Which one is right for your situation

Run through these scenarios — the first one that matches your situation tells you what to do:

"We have no idea where to start with AI."

Strategy first — but keep it short. A two-week readiness assessment will identify your highest-ROI opportunity and tell you exactly what to build first. Don't let strategy drag into months of discovery. By week three you should be building something.

"We know we want to automate X, but we don't know how."

You may be able to move directly to automation consulting. You've already answered the strategic question — you know what to build. Find someone who can build it. That said, a brief scoping call to confirm the workflow is well-defined before starting can save rework later.

"We tried to build an automation and it didn't work."

This one usually means the process wasn't defined before the build started. Before hiring anyone new, spend a week documenting the process exactly — every step, every exception, every edge case. Then bring in a builder. The automation failed because the inputs were inconsistent, not because AI doesn't work.

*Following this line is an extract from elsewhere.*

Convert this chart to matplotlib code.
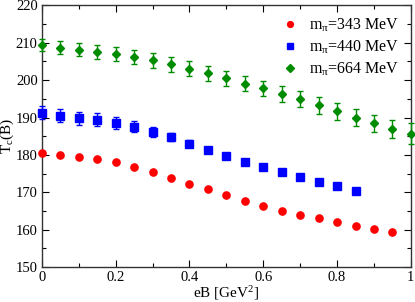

"We have five different AI ideas and don't know which to pursue."

This is the genuine strategy case. You need someone to evaluate all five against your workflows, team capacity, and existing tools — and tell you which one to build first based on ROI and implementation risk. That's a two-to-four week engagement, not twelve weeks.

"We want ongoing AI automation across multiple workflows over 6–12 months."

This is the Fractional AI Consulting case — strategy and implementation under one engagement, built around execution rather than advisory alone. It's the right fit when you have enough work to justify ongoing engagement rather than a series of one-off projects.

The bottom line: strategy and automation aren't opposites — they're often sequential. Keeping the strategy phase focused and moving into building as soon as you have a clear direction tends to produce better outcomes than extended discovery. The businesses that get the least from AI consulting often spend too long in planning and not enough time building and iterating.